I can relate to numerous instances of that kind of classification and ignorance that I have seen happen here. My girlfriend is of chinese descent and she is constantly remarking on how white it seems here. A security guard said "konichiwa" to her when taking our tickets at a museum. When I was in the lineup for Fantasia tickets, I got in a conversation with a guy. We talked for quite a while and when my girlfriend showed up he seemed visibly embarrassed. After she left, he got all weird and asked me all these questions about where she was from. I had a realtor who was recommending me a banker say, "I should tell you he is asiatic". One of my friends thought it was acceptable in english to say "Red Indian". Whenever Le Journal reports upon crime, it always mentions the race of the criminals if they are black, but doesn't if they are white.

All of these incidents are awkward and disturbing, but they are marked by a naiveté rather than any malice. I touched upon this in an earlier post and someone pointed out that this is a society that only opened its doors a generation ago. It is a beat behind the rest of Canada in the assimilation of immigrants and other cultures. So it is understandable, especially at the individual level. But when the major newspapers stoop to ethnic stereotyping to respond to insults against their culture, then we are moving from ignorance into outright racism. And it does nothing to address the problem.

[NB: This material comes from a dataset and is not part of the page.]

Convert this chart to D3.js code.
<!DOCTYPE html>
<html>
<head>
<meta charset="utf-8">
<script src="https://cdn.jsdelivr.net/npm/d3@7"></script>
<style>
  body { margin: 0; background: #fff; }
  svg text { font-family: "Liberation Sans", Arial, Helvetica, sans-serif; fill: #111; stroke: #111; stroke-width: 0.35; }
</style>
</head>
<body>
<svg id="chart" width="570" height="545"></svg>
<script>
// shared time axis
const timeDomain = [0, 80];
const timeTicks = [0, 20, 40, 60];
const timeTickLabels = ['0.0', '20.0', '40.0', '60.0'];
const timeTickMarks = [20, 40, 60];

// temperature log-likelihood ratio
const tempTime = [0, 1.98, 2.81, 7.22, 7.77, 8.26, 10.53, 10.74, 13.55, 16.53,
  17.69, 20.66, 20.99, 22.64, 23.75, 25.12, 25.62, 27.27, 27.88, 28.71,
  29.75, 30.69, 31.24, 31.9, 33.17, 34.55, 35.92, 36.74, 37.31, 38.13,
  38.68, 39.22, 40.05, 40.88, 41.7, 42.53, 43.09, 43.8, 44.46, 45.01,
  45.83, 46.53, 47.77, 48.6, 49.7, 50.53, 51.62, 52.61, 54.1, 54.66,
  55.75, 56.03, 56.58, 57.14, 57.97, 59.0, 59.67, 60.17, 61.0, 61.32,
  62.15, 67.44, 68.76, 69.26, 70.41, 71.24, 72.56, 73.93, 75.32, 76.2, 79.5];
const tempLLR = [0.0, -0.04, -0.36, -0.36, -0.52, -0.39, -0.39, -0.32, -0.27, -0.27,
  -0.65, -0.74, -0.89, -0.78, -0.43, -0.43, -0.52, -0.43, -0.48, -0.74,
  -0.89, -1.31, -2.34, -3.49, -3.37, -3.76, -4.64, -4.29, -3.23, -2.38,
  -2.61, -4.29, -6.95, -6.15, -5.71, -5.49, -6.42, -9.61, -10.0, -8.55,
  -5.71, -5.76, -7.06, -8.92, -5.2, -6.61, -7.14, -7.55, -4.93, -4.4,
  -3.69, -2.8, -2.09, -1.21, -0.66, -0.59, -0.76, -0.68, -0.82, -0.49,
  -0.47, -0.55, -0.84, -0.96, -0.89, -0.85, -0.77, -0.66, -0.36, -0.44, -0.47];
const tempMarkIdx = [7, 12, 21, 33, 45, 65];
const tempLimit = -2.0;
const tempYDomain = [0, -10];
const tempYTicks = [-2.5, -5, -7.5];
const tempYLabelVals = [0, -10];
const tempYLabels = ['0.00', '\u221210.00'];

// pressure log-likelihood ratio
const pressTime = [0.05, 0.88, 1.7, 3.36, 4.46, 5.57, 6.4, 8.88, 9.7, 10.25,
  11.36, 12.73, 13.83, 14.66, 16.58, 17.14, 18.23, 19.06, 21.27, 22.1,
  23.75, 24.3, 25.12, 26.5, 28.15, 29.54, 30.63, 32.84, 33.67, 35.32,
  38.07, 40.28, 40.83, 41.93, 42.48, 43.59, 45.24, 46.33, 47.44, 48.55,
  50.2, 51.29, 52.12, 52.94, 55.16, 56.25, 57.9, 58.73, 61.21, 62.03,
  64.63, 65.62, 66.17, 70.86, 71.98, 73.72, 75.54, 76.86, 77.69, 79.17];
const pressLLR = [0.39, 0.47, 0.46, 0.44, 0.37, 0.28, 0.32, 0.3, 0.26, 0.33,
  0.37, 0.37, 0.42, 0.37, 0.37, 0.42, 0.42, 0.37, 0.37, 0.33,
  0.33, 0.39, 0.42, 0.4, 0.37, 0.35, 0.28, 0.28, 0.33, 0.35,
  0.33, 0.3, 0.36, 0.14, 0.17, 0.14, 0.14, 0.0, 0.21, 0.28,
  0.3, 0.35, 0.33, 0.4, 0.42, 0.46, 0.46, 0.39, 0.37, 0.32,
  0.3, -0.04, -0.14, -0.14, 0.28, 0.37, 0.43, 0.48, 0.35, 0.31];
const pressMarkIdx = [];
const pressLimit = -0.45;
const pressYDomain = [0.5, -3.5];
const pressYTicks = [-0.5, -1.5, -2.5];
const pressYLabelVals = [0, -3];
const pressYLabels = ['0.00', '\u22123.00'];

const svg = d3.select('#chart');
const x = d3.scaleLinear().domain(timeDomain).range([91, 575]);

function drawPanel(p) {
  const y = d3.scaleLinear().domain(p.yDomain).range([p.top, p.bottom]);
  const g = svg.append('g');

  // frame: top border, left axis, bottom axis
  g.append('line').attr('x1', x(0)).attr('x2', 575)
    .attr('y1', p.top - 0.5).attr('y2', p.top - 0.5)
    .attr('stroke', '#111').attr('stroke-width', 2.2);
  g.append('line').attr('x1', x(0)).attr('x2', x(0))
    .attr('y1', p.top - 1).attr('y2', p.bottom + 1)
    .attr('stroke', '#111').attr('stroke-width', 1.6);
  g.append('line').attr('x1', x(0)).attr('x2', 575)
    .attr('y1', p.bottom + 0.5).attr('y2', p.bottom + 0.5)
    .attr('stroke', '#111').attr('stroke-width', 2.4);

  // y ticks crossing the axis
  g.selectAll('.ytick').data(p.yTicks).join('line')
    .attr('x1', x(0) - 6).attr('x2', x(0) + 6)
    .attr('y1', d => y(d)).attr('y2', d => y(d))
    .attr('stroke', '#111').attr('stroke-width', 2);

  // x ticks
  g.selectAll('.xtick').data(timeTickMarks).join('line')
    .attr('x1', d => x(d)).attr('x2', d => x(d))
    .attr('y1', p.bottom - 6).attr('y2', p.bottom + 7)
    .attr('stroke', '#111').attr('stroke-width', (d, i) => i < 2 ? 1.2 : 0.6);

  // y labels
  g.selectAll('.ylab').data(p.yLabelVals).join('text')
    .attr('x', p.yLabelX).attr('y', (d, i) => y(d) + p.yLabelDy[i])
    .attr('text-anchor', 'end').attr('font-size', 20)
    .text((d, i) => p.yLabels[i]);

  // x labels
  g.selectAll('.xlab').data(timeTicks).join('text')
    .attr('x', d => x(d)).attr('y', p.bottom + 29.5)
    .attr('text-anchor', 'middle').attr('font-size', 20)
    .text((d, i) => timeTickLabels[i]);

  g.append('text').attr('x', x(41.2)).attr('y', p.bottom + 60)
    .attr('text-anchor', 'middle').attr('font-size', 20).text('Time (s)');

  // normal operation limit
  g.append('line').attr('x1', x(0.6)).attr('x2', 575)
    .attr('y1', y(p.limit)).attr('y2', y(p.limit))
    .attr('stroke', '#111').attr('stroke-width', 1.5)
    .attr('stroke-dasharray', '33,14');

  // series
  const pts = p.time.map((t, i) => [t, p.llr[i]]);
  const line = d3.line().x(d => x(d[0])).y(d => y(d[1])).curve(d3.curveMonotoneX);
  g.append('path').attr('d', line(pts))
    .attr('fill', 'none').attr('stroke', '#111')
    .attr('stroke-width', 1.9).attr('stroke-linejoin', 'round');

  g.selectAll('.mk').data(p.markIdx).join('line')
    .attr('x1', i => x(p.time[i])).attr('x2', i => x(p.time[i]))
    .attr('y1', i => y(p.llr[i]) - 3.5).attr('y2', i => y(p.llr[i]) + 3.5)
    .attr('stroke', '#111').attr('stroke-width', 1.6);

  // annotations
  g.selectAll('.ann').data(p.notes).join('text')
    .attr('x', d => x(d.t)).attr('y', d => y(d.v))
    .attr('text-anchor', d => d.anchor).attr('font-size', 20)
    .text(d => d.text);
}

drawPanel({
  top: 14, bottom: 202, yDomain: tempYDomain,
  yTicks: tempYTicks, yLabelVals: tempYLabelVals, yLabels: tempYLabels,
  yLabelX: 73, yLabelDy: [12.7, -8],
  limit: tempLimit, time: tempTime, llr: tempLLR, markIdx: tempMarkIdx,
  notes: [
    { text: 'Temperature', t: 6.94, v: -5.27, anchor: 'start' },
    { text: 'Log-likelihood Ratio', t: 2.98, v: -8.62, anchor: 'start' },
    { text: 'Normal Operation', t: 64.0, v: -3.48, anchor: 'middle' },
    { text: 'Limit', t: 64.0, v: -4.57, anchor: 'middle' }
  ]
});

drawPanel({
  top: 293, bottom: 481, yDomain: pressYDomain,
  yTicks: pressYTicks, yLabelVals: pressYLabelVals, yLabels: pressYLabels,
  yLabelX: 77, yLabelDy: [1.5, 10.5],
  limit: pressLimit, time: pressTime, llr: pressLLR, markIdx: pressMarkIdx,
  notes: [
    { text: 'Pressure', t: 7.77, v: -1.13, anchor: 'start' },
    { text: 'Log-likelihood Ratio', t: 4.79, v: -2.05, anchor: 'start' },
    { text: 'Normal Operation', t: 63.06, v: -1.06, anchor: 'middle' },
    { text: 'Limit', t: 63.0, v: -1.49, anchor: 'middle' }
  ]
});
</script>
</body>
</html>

This is what is so frustrating about this whole incident. Instead of using this as an opportunity to accept a bit of criticism and find ways to improve, both parties just got defensive and dug in. The Globe and Mail refuses to admit there is anything wrong with running an exploitative, badly-researched and judgemental article on their front page. Jan Wong acts all wounded and innocent. The Quebecois media reacts to criticisms of their culture by throwing out racist cartoons and then saying they are just caricatures. Come on, Canada. We can do a lot better.